The team found clones with JAK2 mutations and TET2 mutations alone in all 24 patients. In addition, they were able to do a repeat analysis of 12 patients at 1 year later and 3.7 years later, and found that the patients' subclone patterns were stable over time.

In 12 patients, TET2 mutations came first. Those patients were, on average, 12.3 years older than the 12 patients that developed the JAK2 mutation first — 71.5 years compared to 59.2 years.

In addition, the researchers found that the patients who acquired a JAK2 mutation first were more likely to develop blood clots, "which is the major thing that kills people" with myeloproliferative neoplasms, Kent said.

The team also performed exome sequencing or targeted sequencing in 23 of the 24 patients to rule out the possibility that other known mutations were contributing to the differences in disease between the two patient groups. Only four patients had known recurrent mutations in myeloid cancers.

"These data show that the effects of mutation order were not confounded by other known oncogenic mutations, but they do not exclude the possibility that additional rare drivers might also influence clinical and pathologic phenotypes," the authors wrote.

The team also studied cell colonies in vitro to determine how mutation order impacted functional differences. They found differences in the types of progenitor cells that were dominant, as well as differences in gene expression.

Specifically, they found that although JAK2 mutant cells typically demonstrate increased proliferation, when the cells acquire a TET2 mutation first, the genes associated with proliferation are no longer upregulated.

Looking more in depth at this mechanism, the team applied the JAK2 inhibitor ruxolitinib to cell colonies. As expected, they found that the drug reduced the number of JAK2 mutant cells when the JAK2 mutation was acquired first. But, interestingly, they also found that the drug had no effect on cell colonies from patients who had first acquired the TET2 mutation.

Kent said that the study helps to make the case for more in-depth genomic profiling of patients. Currently, patients suspected of having a myeloproliferative disorder are routinely screened for JAK2 mutations, which can help in diagnosis, he said. But, TET2 is rarely tested, and this study suggests that valuable information can be gleaned from a more in-depth look. In addition, he said that screening for the mutations and determining their order could be done routinely in diagnostic hematology laboratories.

Charles Swanton, a medical oncologist at the University College London Cancer Institute, also agreed that the study may have important future clinical implications. He wrote in a subsequent editorial published in the same issue of NEJM,that an "understanding of mutation order might improve the delivery of targeted therapy to attenuate early driver events that are present in the trunk of the evolutionary tree of the tumor."

Kent said additional studies would be needed to understand exactly why the mutation order impacts ruxolitinib response, but said that a possible explanation could be related to epigenetics. The TET2 mutations in the myeloproliferative neoplasms tend to be loss-of-function mutations, Kent said.
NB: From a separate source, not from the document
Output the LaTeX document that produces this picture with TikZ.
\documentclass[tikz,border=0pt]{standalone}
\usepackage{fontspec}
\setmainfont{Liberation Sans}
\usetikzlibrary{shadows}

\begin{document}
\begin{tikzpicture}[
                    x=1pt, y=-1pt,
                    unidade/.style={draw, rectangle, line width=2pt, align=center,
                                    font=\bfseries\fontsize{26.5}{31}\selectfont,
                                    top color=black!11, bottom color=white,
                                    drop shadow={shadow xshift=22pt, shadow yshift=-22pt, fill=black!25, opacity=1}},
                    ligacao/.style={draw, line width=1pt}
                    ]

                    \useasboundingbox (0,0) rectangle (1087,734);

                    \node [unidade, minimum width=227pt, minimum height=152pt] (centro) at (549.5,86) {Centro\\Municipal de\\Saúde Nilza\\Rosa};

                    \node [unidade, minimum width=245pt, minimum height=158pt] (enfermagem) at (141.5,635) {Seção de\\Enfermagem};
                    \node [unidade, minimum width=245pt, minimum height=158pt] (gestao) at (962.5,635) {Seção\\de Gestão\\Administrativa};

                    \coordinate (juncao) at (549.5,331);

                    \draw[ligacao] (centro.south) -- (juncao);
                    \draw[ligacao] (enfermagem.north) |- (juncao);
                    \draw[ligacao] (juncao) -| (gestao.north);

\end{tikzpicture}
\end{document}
And, TET2 is a known epigenetic regulator responsible for removing methylation groups from DNA, which subsequently enables genes to be transcribed. If a TET2 mutation is acquired first, one possibility is that the JAK2 gene cannot be transcribed, so a JAK2 inhibitor would be ineffective, since the JAK2 gene is not expressed, he said.
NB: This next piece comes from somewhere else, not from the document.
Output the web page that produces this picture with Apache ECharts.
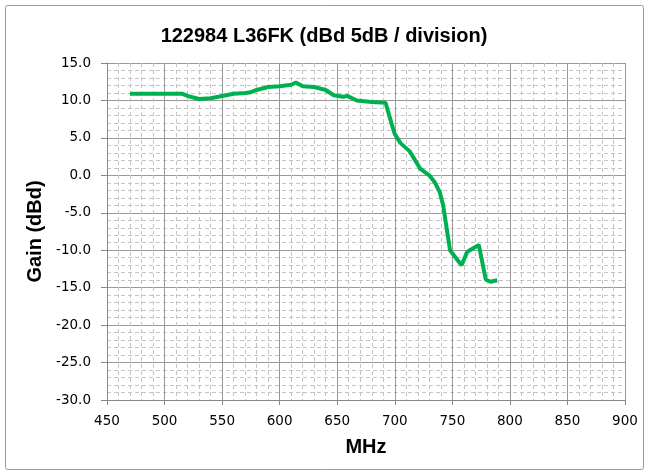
<!DOCTYPE html>
<html><head><meta charset="utf-8">
<script src="https://cdn.jsdelivr.net/npm/echarts@6/dist/echarts.min.js"></script>
<style>html,body{margin:0;padding:0;background:#fff}#c{width:648px;height:476px}</style>
</head><body><div id="c"></div>
<script>
const freqs = [470,480,490,500,510,515,520,530,540,550,560,570,575,580,590,600,605,610,614,620,630,640,647,655,659,667,680,692,697,700,705,713,722,730,735,739,742,748,758,763,773,779,783,789];
const gains = [10.9,10.9,10.9,10.9,10.9,10.9,10.6,10.2,10.3,10.6,10.9,11.0,11.1,11.4,11.8,11.9,12.0,12.1,12.4,11.9,11.8,11.4,10.7,10.5,10.6,10.0,9.8,9.7,7.0,5.5,4.3,3.2,0.9,0.0,-1.0,-2.2,-4.0,-10.0,-12.0,-10.2,-9.3,-13.9,-14.2,-14.0];
const titleText = '122984 L36FK (dBd 5dB / division)';
const xName = 'MHz';
const yName = 'Gain (dBd)';

const chart = echarts.init(document.getElementById('c'));
const font = 'Liberation Sans, Arial, sans-serif';
const tickFont = 'DejaVu Sans, Verdana, sans-serif';
chart.setOption({
  animation: false,
  title: { text: titleText, left: 'center', top: 21, textStyle: { fontFamily: font, fontSize: 20, fontWeight: 'bold', color: '#000' } },
  graphic: [{ type: 'rect', shape: { x: 5.5, y: 5.5, width: 638, height: 464, r: 2 }, style: { fill: 'none', stroke: '#999', lineWidth: 1 }, silent: true }],
  grid: { left: 107, right: 23, top: 63, bottom: 76 },
  xAxis: {
    type: 'value', min: 450, max: 900, interval: 50,
    name: xName, nameLocation: 'middle', nameGap: 37,
    nameTextStyle: { fontFamily: font, fontSize: 20, fontWeight: 'bold', color: '#000' },
    axisLine: { onZero: false, lineStyle: { color: '#888' } },
    axisTick: { show: true, length: 5, lineStyle: { color: '#888' } },
    axisLabel: { fontFamily: tickFont, fontSize: 13.5, color: '#000', margin: 14 },
    splitLine: { lineStyle: { color: '#999', width: 1 } },
    minorTick: { show: false, splitNumber: 5 },
    minorSplitLine: { show: true, lineStyle: { color: '#c4c4c4', type: [4, 3], width: 1 } }
  },
  yAxis: {
    type: 'value', min: -30, max: 15, interval: 5,
    name: yName, nameLocation: 'middle', nameGap: 57, nameRotate: 90,
    nameTextStyle: { fontFamily: font, fontSize: 20, fontWeight: 'bold', color: '#000' },
    axisLine: { show: true, lineStyle: { color: '#888' } },
    axisTick: { show: true, length: 6, lineStyle: { color: '#888' } },
    axisLabel: { fontFamily: tickFont, fontSize: 13.5, color: '#000', margin: 16, formatter: v => v.toFixed(1) },
    splitLine: { lineStyle: { color: '#999', width: 1 } },
    minorTick: { show: false, splitNumber: 5 },
    minorSplitLine: { show: true, lineStyle: { color: '#c4c4c4', type: [4, 3], width: 1 } }
  },
  series: [{
    type: 'line', data: freqs.map((f, i) => [f, gains[i]]),
    showSymbol: false, smooth: false,
    lineStyle: { color: '#00b050', width: 4 }
  }]
});
</script></body></html>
He said his group now plans to focus on "uncovering the mechanism of order" and "why order matters." In the case of TET2-first mutations, it "may lay down an epigenetic framework that JAK2 mutations are unable to change," he said.

In addition, he also hopes the work will spearhead research into other cancers. "This is the first hint that order matters, but we don't know if it matters in all cancers," he said.

Swanton added in his editorial that although "deciphering the effect of combinations of mutational events to read the evolutionary rule book of cancers may be a Herculean task," understanding cancer evolution may also "narrow the possible clinical outcomes and open avenues to limit the next evolutionary steps in cancer."